## Begin Supplied material

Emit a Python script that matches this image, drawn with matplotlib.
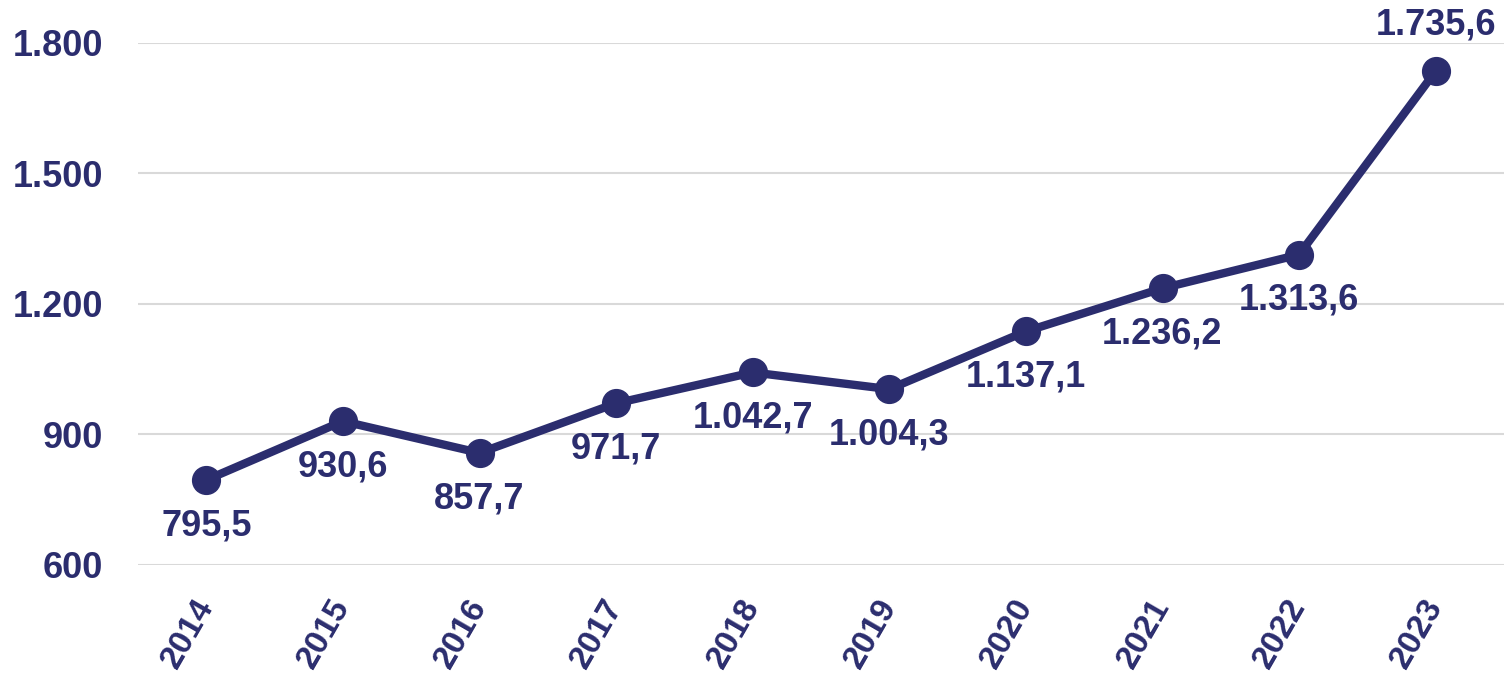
import matplotlib
matplotlib.use("Agg")
import matplotlib.pyplot as plt

years = ["2014", "2015", "2016", "2017", "2018", "2019", "2020", "2021", "2022", "2023"]
values = [795.5, 930.6, 857.7, 971.7, 1042.7, 1004.3, 1137.1, 1236.2, 1313.6, 1735.6]
labels = ["795,5", "930,6", "857,7", "971,7", "1.042,7", "1.004,3", "1.137,1", "1.236,2", "1.313,6", "1.735,6"]
yticks = [600, 900, 1200, 1500, 1800]
ytick_labels = ["600", "900", "1.200", "1.500", "1.800"]

color = "#2B2D6E"
plt.rcParams['font.family'] = ['Liberation Sans', 'DejaVu Sans']

fig = plt.figure(figsize=(15.05, 6.75), dpi=100)
ax = fig.add_axes([138/1505, 1-565/675, (1504-138)/1505, (565-43)/675])

x = list(range(len(years)))
ax.plot(x, values, color=color, lw=6, marker='o', markersize=20, solid_capstyle='round', zorder=3, clip_on=False)

for i, (v, lab) in enumerate(zip(values, labels)):
    if i == len(values) - 1:
        ax.annotate(lab, (i, v), xytext=(0, 33), textcoords='offset points', ha='center', va='center',
                    fontsize=26, fontweight='bold', color=color)
    else:
        ax.annotate(lab, (i, v), xytext=(0, -33), textcoords='offset points', ha='center', va='center',
                    fontsize=26, fontweight='bold', color=color)

ax.set_xlim(-0.5, len(years) - 0.5)
ax.set_ylim(600, 1800)
ax.set_yticks(yticks)
ax.set_yticklabels(ytick_labels, fontsize=26, fontweight='bold', color=color)
ax.set_xticks(x)
ax.set_xticklabels(years, fontsize=24, fontweight='bold', color=color, rotation=60,
                   ha='right', va='center', rotation_mode='anchor')
ax.tick_params(axis='both', length=0)
ax.tick_params(axis='y', pad=25)
ax.tick_params(axis='x', pad=26)
ax.grid(axis='y', color='#D9D9D9', lw=1.5)
ax.set_axisbelow(True)
for s in ax.spines.values():
    s.set_visible(False)

fig.savefig("out.png", dpi=100)
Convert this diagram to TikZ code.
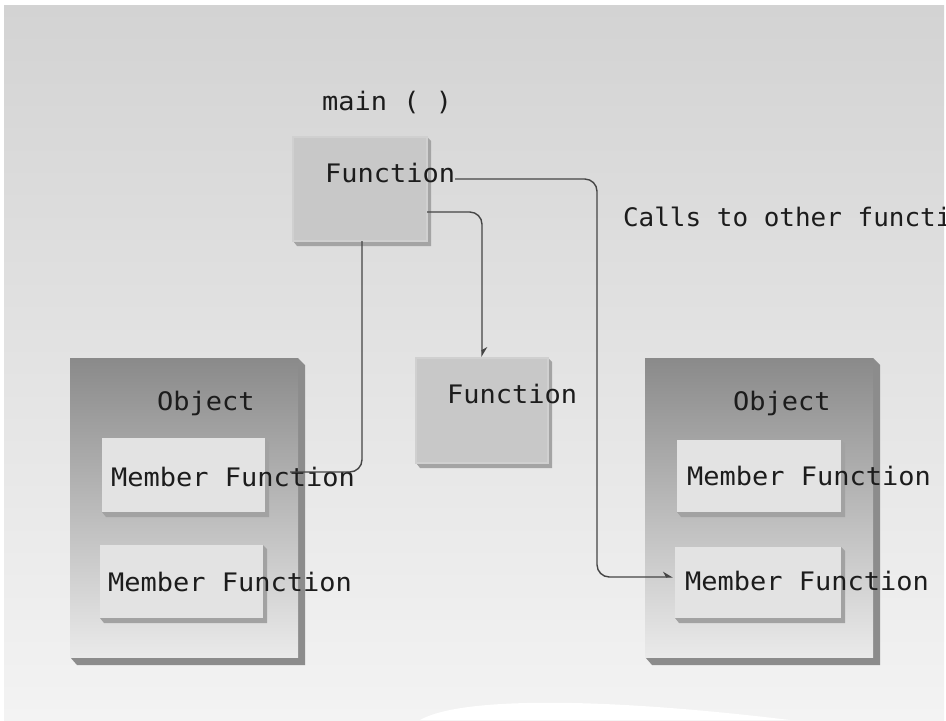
\documentclass[tikz,border=0pt]{standalone}
\usepackage{fontspec}
\usepackage{graphicx}
\usetikzlibrary{arrows.meta,calc}
\newfontfamily\monof{DejaVu Sans Mono}
\newcommand{\mtxt}[1]{{\monof\fontsize{14.5}{17}\selectfont\scalebox{1.06}[1]{#1}}}
\newcommand{\mtxtn}[1]{{\monof\fontsize{14.5}{17}\selectfont\scalebox{1.02}[1]{#1}}}
\definecolor{bgtop}{HTML}{D3D3D3}
\definecolor{bgbot}{HTML}{F3F3F3}
\definecolor{fnface}{HTML}{C8C8C8}
\definecolor{fnedge}{HTML}{D0D0D0}
\definecolor{fnshadow}{HTML}{A4A4A4}
\definecolor{objtop}{HTML}{8A8A8A}
\definecolor{objbot}{HTML}{EAEAEA}
\definecolor{objshadow}{HTML}{8C8C8C}
\definecolor{mfface}{HTML}{E3E3E3}
\definecolor{mfshadow}{HTML}{A2A2A2}
\definecolor{linecol}{HTML}{454545}
\definecolor{txtcol}{HTML}{1C1C1C}
\newcommand{\shbox}[8]{% name x1 y1 x2 y2 depth shadowcolour style
  \fill[#7] (#4,#3) -- ({#4+#6},{#3+#6}) -- ({#4+#6},{#5+#6+1}) -- ({#2+#6},{#5+#6+1}) -- (#2,#5) -- cycle;
  \node[#8, anchor=north west, inner sep=0pt, outer sep=0pt,
        minimum width={(#4-#2)*0.02cm}, minimum height={(#5-#3)*0.02cm}] (#1) at (#2,#3) {};
}
\begin{document}
\begin{tikzpicture}[x=0.02cm, y=-0.02cm,
  fnbox/.style={fill=fnface, draw=fnedge, line width=0.6pt},
  objbox/.style={top color=objtop, bottom color=objbot, draw=none},
  mfbox/.style={fill=mfface, draw=none},
  lbl/.style={anchor=base west, inner sep=0pt, outer sep=0pt, text=txtcol},
  conn/.style={draw=linecol, line width=0.8pt, rounded corners=7pt},
  tip/.style={-{Stealth[left, length=5pt, width=6pt]}}]
\useasboundingbox (0,0) rectangle (946,720);
\fill[white] (0,0) rectangle (946,720);
\shade[top color=bgtop, bottom color=bgbot] (4,5) rectangle (944,720);
\fill[white] (420,720) .. controls (460,697) and (600,697) .. (790,720) -- cycle;

% function boxes
\shbox{mainbox}{293}{137}{427}{241}{4}{fnshadow}{fnbox}
\shbox{midbox}{416}{358}{548}{463}{4}{fnshadow}{fnbox}

% object boxes
\shbox{lobj}{70}{358}{298}{657}{7}{objshadow}{objbox}
\shbox{robj}{645}{358}{873}{657}{7}{objshadow}{objbox}

% member function boxes
\shbox{lmf1}{102}{438}{265}{512}{4}{mfshadow}{mfbox}
\shbox{lmf2}{100}{545}{263}{618}{4}{mfshadow}{mfbox}
\shbox{rmf1}{677}{440}{841}{512}{4}{mfshadow}{mfbox}
\shbox{rmf2}{675}{547}{841}{618}{4}{mfshadow}{mfbox}

% texts
\node[lbl] (maintitle) at (322,110) {\mtxt{main ( )}};
\node[lbl] (mainfn) at (325,182) {\mtxt{Function}};
\node[lbl] (midfn) at (447,403) {\mtxt{Function}};
\node[lbl] (calls) at (623,226) {\mtxtn{Calls to other functions}};
\node[lbl] (lobjt) at (157,410) {\mtxt{Object}};
\node[lbl] (robjt) at (733,410) {\mtxt{Object}};
\node[lbl] (lmf1t) at (111,486) {\mtxt{Member Function}};
\node[lbl] (lmf2t) at (108,591) {\mtxt{Member Function}};
\node[lbl] (rmf1t) at (687,485) {\mtxt{Member Function}};
\node[lbl] (rmf2t) at (685,590) {\mtxt{Member Function}};

% connectors
\coordinate (c3end) at (290,472);
\draw[conn, tip] ($(mainfn.base east)+(0,-3)$) -| ($(rmf2t.base west)+(-88,-13)$) -- ($(rmf2t.base west)+(-12,-13)$);
\draw[conn, tip] ($(mainbox.north east)+(0,75)$) -| ($(midbox.north)+(0,-1)$);
\draw[conn] ($(mainbox.south)+(2,0)$) |- (c3end);
\end{tikzpicture}
\end{document}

## End Supplied material

▸ Stated task: Repeat the records above exactly, from the first line through the line containing "1-565/675, (1504-138)/1505, (565-43)/675])", and leave out the pictures.

▸ Correct answer:
Emit a Python script that matches this image, drawn with matplotlib.
import matplotlib
matplotlib.use("Agg")
import matplotlib.pyplot as plt

years = ["2014", "2015", "2016", "2017", "2018", "2019", "2020", "2021", "2022", "2023"]
values = [795.5, 930.6, 857.7, 971.7, 1042.7, 1004.3, 1137.1, 1236.2, 1313.6, 1735.6]
labels = ["795,5", "930,6", "857,7", "971,7", "1.042,7", "1.004,3", "1.137,1", "1.236,2", "1.313,6", "1.735,6"]
yticks = [600, 900, 1200, 1500, 1800]
ytick_labels = ["600", "900", "1.200", "1.500", "1.800"]

color = "#2B2D6E"
plt.rcParams['font.family'] = ['Liberation Sans', 'DejaVu Sans']

fig = plt.figure(figsize=(15.05, 6.75), dpi=100)
ax = fig.add_axes([138/1505, 1-565/675, (1504-138)/1505, (565-43)/675])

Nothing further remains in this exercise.